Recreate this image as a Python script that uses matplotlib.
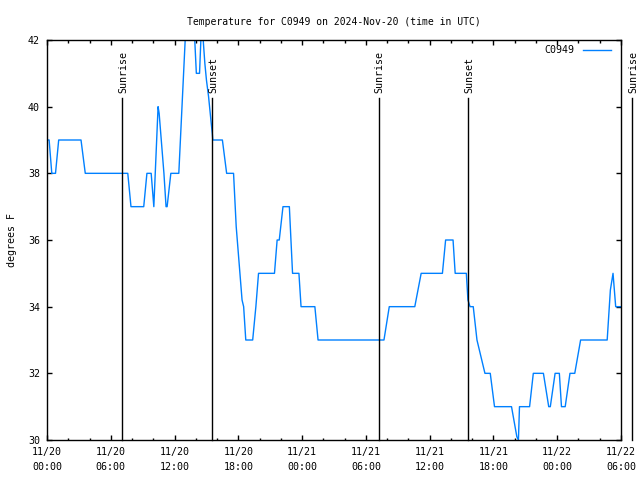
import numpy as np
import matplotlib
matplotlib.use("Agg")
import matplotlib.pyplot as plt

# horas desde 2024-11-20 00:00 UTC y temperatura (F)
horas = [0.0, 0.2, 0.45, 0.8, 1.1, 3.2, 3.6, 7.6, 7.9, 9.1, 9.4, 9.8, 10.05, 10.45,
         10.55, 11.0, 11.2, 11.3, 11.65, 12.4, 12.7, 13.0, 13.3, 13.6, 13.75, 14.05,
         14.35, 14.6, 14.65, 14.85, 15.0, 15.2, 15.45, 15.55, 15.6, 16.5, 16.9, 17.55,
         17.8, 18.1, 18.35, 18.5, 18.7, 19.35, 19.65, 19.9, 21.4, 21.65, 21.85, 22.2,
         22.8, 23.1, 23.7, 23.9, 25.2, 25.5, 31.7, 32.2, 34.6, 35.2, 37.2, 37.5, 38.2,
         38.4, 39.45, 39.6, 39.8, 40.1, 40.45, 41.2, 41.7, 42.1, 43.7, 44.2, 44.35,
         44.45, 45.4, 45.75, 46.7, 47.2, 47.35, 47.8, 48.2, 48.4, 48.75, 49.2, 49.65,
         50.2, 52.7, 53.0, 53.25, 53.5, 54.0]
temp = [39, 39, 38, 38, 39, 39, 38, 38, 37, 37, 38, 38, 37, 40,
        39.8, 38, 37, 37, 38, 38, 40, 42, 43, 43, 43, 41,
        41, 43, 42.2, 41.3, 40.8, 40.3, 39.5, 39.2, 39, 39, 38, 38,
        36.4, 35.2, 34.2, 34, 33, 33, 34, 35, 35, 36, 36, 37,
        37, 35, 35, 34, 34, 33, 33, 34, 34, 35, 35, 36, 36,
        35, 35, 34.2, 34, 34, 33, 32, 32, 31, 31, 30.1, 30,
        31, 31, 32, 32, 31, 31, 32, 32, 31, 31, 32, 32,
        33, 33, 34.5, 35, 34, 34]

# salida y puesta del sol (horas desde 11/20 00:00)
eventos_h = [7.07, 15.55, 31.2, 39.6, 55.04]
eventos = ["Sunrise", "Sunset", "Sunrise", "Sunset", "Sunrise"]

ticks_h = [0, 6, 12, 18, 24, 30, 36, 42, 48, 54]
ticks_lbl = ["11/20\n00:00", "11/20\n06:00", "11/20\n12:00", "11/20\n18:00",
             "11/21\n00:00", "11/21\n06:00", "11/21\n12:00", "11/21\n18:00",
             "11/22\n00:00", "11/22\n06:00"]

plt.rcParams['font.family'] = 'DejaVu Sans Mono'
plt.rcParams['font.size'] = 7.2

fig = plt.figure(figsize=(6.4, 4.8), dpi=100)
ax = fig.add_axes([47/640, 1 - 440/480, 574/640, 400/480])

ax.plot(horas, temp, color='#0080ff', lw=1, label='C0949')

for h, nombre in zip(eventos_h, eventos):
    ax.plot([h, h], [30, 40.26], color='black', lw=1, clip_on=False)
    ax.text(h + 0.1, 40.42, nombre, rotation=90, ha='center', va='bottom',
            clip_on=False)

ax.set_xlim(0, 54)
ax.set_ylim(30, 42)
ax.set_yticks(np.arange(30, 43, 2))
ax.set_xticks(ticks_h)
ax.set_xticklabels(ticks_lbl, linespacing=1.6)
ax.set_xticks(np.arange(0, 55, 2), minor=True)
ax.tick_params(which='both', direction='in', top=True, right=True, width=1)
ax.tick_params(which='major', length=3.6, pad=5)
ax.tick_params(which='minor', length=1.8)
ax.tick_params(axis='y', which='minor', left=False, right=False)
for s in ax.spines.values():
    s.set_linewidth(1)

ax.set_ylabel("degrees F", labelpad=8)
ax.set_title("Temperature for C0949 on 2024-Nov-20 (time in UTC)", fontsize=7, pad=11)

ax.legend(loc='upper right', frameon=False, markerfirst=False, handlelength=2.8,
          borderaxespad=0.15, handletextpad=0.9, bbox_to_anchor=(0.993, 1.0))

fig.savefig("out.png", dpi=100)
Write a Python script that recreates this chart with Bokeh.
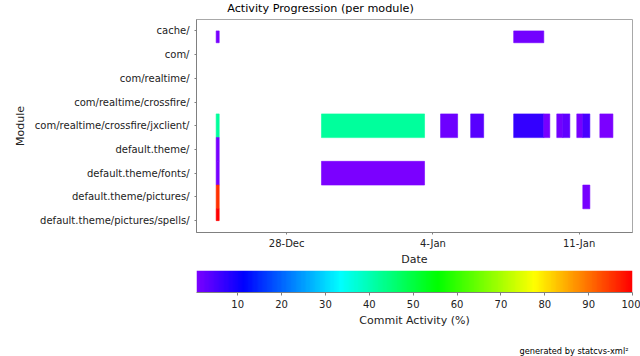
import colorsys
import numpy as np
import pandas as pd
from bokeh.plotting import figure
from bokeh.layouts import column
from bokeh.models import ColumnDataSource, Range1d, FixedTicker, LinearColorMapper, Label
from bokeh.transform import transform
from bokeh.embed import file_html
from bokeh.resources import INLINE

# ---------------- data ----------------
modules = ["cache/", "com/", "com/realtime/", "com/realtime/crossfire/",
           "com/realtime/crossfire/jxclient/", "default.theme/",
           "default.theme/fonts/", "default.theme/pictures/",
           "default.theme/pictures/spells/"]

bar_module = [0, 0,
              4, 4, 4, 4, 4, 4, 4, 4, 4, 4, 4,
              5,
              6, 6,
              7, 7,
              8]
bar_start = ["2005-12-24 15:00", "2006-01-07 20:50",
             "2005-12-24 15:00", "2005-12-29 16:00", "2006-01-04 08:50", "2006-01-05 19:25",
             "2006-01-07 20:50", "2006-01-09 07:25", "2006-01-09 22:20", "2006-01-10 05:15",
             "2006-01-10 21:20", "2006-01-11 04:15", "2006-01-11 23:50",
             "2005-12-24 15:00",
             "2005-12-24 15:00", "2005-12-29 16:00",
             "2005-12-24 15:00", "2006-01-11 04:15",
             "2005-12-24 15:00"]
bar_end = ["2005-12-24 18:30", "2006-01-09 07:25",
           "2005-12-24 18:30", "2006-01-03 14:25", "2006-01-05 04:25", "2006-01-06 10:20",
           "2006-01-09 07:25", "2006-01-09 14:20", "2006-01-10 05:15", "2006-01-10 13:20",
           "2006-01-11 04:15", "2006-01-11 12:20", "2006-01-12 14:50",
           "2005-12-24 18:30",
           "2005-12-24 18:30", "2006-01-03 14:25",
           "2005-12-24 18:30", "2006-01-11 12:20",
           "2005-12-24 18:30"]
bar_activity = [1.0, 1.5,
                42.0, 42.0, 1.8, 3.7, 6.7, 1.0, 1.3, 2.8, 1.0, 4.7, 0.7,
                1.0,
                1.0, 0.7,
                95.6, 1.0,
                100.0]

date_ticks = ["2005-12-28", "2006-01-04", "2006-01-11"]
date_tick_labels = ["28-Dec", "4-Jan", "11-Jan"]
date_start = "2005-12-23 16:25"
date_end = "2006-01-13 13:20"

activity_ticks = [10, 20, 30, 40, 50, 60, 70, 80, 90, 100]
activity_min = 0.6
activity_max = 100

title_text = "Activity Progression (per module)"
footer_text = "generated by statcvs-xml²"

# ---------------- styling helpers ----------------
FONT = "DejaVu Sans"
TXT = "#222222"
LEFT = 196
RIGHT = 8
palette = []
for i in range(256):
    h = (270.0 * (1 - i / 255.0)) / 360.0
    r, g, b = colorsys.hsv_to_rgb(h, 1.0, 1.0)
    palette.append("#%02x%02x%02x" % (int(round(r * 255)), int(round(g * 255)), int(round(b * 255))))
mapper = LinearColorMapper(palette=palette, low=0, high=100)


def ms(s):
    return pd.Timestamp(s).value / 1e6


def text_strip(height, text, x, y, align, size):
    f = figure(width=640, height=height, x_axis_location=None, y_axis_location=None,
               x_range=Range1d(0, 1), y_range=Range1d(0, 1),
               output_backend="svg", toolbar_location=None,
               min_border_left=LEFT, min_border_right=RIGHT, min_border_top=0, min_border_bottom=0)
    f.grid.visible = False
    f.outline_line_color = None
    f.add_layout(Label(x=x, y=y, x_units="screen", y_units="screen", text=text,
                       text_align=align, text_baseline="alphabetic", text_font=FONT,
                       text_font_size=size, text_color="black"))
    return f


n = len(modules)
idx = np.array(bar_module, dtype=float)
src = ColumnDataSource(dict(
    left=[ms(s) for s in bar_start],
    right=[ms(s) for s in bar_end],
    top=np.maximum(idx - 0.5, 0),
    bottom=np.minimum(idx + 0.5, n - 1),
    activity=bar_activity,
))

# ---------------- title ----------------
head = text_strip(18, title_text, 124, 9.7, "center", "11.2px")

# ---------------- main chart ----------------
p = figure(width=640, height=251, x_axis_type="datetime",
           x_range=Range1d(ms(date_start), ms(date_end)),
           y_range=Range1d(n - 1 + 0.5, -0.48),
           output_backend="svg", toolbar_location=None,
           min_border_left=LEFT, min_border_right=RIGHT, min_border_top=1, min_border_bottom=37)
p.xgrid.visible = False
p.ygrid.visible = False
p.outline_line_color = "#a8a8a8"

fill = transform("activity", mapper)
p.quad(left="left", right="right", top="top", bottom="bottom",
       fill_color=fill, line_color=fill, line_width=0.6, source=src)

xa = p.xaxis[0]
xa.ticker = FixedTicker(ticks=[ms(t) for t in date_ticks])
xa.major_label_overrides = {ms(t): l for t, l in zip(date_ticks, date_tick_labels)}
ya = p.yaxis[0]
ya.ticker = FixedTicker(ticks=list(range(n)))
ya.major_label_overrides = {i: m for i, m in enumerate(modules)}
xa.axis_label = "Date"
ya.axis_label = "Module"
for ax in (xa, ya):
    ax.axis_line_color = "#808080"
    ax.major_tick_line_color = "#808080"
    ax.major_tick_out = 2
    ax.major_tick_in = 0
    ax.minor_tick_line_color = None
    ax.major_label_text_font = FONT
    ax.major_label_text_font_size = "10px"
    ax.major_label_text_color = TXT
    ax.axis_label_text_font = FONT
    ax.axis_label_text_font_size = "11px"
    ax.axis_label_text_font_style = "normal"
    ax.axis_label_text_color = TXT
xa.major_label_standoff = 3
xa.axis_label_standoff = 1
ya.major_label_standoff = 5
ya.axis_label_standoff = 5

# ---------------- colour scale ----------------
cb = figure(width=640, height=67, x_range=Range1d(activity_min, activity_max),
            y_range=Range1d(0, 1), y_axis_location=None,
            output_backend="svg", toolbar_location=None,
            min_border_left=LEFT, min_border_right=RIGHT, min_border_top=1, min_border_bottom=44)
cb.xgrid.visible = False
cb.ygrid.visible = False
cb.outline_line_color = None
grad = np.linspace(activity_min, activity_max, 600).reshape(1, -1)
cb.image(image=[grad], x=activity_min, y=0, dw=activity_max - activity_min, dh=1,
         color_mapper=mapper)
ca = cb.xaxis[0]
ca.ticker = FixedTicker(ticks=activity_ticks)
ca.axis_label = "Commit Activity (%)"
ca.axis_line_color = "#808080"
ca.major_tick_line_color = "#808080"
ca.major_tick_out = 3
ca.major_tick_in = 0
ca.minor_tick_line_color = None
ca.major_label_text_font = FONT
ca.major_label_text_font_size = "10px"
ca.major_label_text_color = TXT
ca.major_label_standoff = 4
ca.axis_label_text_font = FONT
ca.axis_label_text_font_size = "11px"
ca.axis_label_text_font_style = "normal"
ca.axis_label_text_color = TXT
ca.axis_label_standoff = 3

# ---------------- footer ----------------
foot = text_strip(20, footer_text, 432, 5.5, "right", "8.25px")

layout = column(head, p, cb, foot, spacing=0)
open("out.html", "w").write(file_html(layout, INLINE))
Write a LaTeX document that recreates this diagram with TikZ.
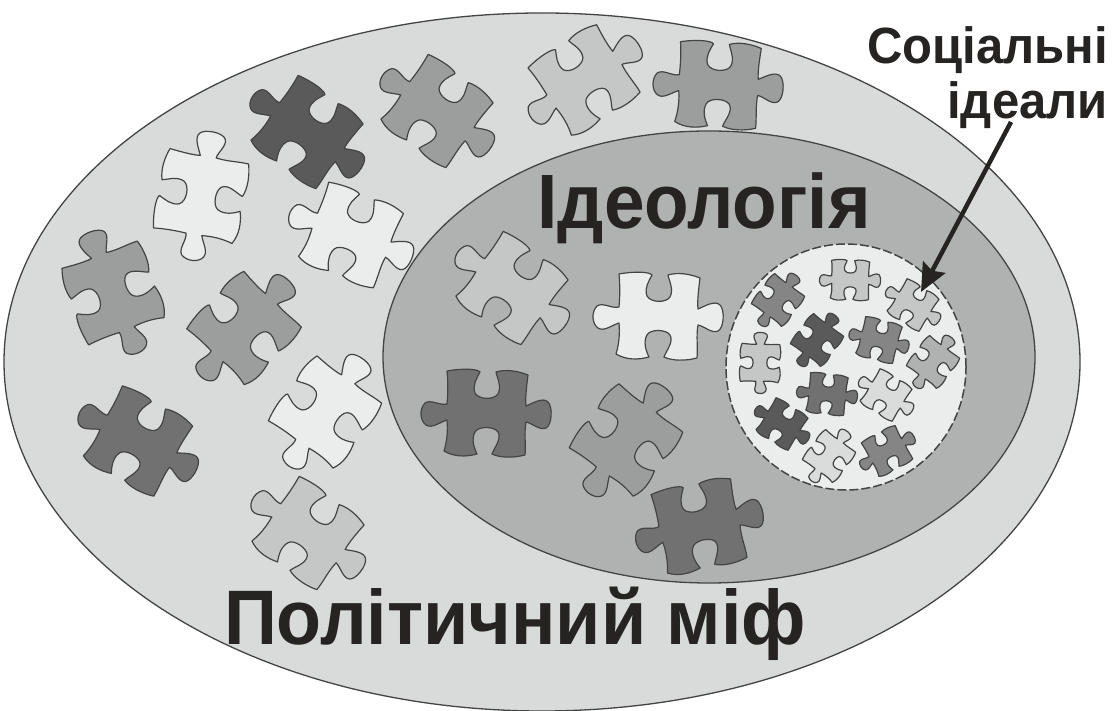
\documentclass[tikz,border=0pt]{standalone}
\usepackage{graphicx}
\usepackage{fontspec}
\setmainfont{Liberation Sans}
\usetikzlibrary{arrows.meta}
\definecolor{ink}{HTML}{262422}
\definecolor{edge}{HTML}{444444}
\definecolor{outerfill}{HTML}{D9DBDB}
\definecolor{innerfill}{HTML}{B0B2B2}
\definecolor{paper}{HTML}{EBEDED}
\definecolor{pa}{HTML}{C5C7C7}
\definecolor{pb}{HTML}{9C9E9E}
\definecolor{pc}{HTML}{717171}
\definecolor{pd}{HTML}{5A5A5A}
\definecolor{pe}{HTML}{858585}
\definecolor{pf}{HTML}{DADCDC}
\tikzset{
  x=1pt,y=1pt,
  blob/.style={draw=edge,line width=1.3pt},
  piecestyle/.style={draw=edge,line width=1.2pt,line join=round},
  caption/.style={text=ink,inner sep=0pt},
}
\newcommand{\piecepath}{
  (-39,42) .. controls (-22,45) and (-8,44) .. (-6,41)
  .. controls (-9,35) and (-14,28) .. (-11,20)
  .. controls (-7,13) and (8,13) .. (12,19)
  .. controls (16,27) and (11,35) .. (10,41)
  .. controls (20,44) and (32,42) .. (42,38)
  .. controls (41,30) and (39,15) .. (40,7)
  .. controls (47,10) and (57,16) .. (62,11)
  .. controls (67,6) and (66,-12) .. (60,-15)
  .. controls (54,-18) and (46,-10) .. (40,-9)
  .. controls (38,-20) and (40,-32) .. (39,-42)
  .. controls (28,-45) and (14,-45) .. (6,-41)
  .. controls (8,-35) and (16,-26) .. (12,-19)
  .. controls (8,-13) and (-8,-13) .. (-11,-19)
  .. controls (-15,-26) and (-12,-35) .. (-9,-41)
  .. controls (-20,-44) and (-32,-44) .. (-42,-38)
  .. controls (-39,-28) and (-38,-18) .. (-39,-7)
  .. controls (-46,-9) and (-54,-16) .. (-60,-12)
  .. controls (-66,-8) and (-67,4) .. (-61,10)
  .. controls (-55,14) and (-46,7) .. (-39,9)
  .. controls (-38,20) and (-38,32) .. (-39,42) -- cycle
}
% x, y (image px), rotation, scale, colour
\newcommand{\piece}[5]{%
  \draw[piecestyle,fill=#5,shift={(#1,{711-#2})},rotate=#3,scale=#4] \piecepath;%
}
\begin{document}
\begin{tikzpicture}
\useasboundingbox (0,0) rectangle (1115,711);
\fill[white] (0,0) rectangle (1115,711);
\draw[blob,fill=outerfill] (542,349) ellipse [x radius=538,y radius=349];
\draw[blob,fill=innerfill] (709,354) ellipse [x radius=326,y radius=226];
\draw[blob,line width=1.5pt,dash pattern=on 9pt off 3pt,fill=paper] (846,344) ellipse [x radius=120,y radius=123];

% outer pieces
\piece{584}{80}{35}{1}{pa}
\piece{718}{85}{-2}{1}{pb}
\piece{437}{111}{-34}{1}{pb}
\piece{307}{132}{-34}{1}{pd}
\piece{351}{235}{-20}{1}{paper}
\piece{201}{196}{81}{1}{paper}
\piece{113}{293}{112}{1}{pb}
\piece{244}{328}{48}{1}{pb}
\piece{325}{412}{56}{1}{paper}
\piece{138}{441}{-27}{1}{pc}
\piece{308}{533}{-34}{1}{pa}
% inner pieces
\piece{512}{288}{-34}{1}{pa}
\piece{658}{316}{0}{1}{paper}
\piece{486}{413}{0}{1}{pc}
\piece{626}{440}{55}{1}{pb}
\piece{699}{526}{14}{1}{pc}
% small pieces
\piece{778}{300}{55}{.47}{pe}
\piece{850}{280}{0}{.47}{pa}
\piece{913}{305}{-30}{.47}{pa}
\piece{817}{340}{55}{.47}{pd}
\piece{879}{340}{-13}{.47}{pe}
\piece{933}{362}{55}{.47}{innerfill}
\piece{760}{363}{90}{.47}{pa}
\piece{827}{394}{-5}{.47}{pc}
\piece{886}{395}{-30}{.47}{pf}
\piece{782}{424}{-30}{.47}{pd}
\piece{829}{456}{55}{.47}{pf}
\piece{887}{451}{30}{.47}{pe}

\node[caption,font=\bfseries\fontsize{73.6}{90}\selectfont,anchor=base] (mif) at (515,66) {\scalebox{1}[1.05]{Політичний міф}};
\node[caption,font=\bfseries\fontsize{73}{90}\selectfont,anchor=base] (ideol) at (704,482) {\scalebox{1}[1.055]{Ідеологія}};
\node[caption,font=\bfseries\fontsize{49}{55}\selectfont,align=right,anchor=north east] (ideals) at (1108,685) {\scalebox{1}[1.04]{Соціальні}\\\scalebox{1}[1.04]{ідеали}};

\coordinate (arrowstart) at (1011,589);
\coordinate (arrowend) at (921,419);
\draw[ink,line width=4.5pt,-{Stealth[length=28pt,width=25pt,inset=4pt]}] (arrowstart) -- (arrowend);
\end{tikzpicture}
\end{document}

===

> [OBJECTIVE] Where a line in the entries holds "Python", copy that line.

> [IN RESPONSE]
Recreate this image as a Python script that uses matplotlib.
Write a Python script that recreates this chart with Bokeh.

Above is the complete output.